Basically, we know two fits:

• close fit, also called a snug fit is a fit where the bracelet is not able to move much on the wrist. This is achieved by making a bracelet the exact length as calculated below
• loose fit, where the bracelet is larger than the wrist. This makes it less tight. To achieve this you add anywhere from 1/16 of an inch to 1/4 inches to the length of the “snug fit” to get a loose fitting bracelet.

To determine the bracelet size you need use the following equation:

The length of the bracelet= Wrist size+(3.14159*thickness of the bracelet)

### Breaking it down and example

So, we got a wrist measurement from a client. We also know the thickness of the bracelet, since we measured it. We simply insert that information into the equation and off we go!

#### An example

We got a wrist measurement of 6 inches. We measured the bracelet thickness of the design we are making, and it was at 0.375 inches. We also know that we need to make a snug bracelet, meaning we will not add to the total length to make it a loose fit.

With that information, we crunch the numbers:

The length of the bracelet= 6+ (3.14159*0.375)

The length of the bracelet=7.18 inches

So for a 6 inch wrist of the stated thickness, we need to make a 7.18 inch bracelet. Note that the actual weave will be less than that, since the total length includes a buckle!

### In conclusion

The simple equation above will help you make bracelets of proper length. Getting bracelets returned is not in the interest of you, or your customers. Using this simple method means you will save funds and time. I am a defense science graduate. I like to create beautiful things out of paracord.

1. Hi please could you explain sam scafferi’s way of measuring paracord bracelet’s? 6+ (3.14159*0.375) how do you get 7.18″? How are you calculating the bracketed bit cheers

• Hey!

Well, Pi=3,14 and multiplied by 0,375 is about 1,18.

Mark

2. thank you for this clear and practical explanation!

3. This’ll come in handy!

4. Brilliant. I do not make Paracord bracelets, but this is the most helpful thing I’ve found that gives a formula for calculating bracelet length when using any large beads or stringing material.

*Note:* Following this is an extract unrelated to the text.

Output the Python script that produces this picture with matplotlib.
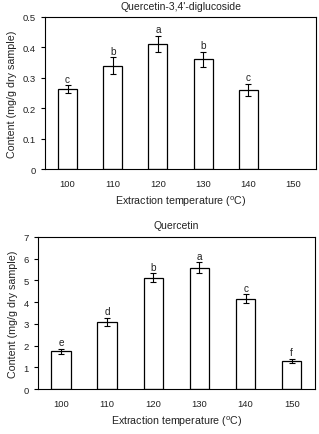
import matplotlib
matplotlib.use("Agg")
import matplotlib.pyplot as plt
from matplotlib.ticker import FuncFormatter

plt.rcParams['font.family'] = ['Liberation Sans', 'DejaVu Sans']
plt.rcParams['mathtext.default'] = 'regular'

temps = ['100', '110', '120', '130', '140', '150']

# Quercetin-3,4'-diglucoside (no bar at 150)
dig_vals = [0.263, 0.340, 0.410, 0.360, 0.260, 0]
dig_err = [0.012, 0.027, 0.027, 0.026, 0.020, 0]
dig_letters = ['c', 'b', 'a', 'b', 'c', '']

# Quercetin
que_vals = [1.73, 3.08, 5.12, 5.57, 4.15, 1.30]
que_err = [0.10, 0.20, 0.20, 0.25, 0.20, 0.10]
que_letters = ['e', 'd', 'b', 'a', 'c', 'f']

fig = plt.figure(figsize=(3.19, 4.35), dpi=100)
ax1 = fig.add_axes([0.141, 0.609, 0.850, 0.350])
ax2 = fig.add_axes([0.119, 0.1034, 0.868, 0.350])


def draw(ax, vals, errs, letters, title, ymax, ystep, fmt, pad):
    x = list(range(len(temps)))
    keep = [i for i in x if vals[i] > 0]
    ax.bar([x[i] for i in keep], [vals[i] for i in keep], width=0.42,
           color='white', edgecolor='black', linewidth=0.9)
    ax.errorbar([x[i] for i in keep], [vals[i] for i in keep],
                yerr=[errs[i] for i in keep], fmt='none', ecolor='black',
                elinewidth=0.8, capsize=2, capthick=0.8)
    for i in keep:
        ax.text(x[i], vals[i] + errs[i] + pad, letters[i], ha='center',
                va='bottom', fontsize=7.2, color='#222222')
    ax.set_xlim(-0.5, len(temps) - 0.5)
    ax.set_ylim(0, ymax)
    ax.set_xticks(x)
    ax.set_xticklabels(temps)
    ax.set_yticks([ystep * k for k in range(int(round(ymax / ystep)) + 1)])
    ax.yaxis.set_major_formatter(FuncFormatter(fmt))
    ax.tick_params(axis='x', length=0, labelsize=6.8, pad=7, labelcolor='#222222')
    ax.tick_params(axis='y', length=3, width=0.8, labelsize=6.8, direction='out',
                   labelcolor='#222222')
    for s in ax.spines.values():
        s.set_linewidth(0.8)
    ax.set_xlabel('Extraction temperature ($^{o}$C)', fontsize=7.7, labelpad=4,
                  color='#222222')
    ax.set_ylabel('Content (mg/g dry sample)', fontsize=7.7, color='#222222')
    ax.set_title(title, fontsize=7.5, pad=6, color='#222222')


draw(ax1, dig_vals, dig_err, dig_letters, "Quercetin-3,4'-diglucoside",
     0.5, 0.1, lambda v, p: '0' if v == 0 else f'{v:.1f}', 0.006)
draw(ax2, que_vals, que_err, que_letters, 'Quercetin',
     7, 1, lambda v, p: f'{v:.0f}', 0.08)

fig.savefig('out.png', dpi=100)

5. Thank you so much… That “Pi ” comes in handy, once again ! Just plain logical, as well! Much appreciated.

6. Thank you, Mark!!!!! I just wish I’d found this information BEFORE a friend and I launched into a project that has totaled over 300 paracord bracelets to this point in time!!!

Our biggest challenge is – and has been – how to get bracelets to finish to the size we want. We’re close – but sometimes “close” isn’t good enough.

In all of my searching, this is the ONLY information I have found on paracord bracelet sizing. (And to think I ordered a jig today – hoping that would help!)

7. Hello! I’m Maria from Hungary. I like the website very much. I would like to ask for help. How do I calculate the amount of material needed? I would like to see how much less the loss at the time of making. Thank you for your reply.

• Hey Maria!

Honestly It depends on the bracelet pattern, length, how tight you tie it and so on. Usually I will tie a few test lengths to see how much cord I use per inch and then extrapolate from that for a specific length.

Mark

8. Isn’t Pi*thickness measuring the addition to radius? I’ve used 2Pi*thickness to get a proper length for diameter.

9. Normally, circumference (here the length of the bracelet) is calculated with 2 x Pi x r.
That does not take thickness of used material into account, as explained by the author.

In this case you do not need the outer circumference of a bracelet with a given thickness, but the average between it and the wrist circumference as you are trying to figure out the length of the core strands of the bracelet. That’s halfway the thickness of the bracelet.

So the added length is actually half of the difference you would calculate with wristsize vs outer bracelet circumference.
That means (2 x Pi x r) divided by 2. That’s the same as Pi x r.

Example in numbers:

Let’s say your wristsize (circumference) is 20cm.
This would be the inner size of your bracelet.
20 = 2 x Pi x r
20 = 2 x Pi x 3,183

Assume a bracelet thickness of 1 cm, adding 1 cm to the radius of your wristsize, making r now 4,183.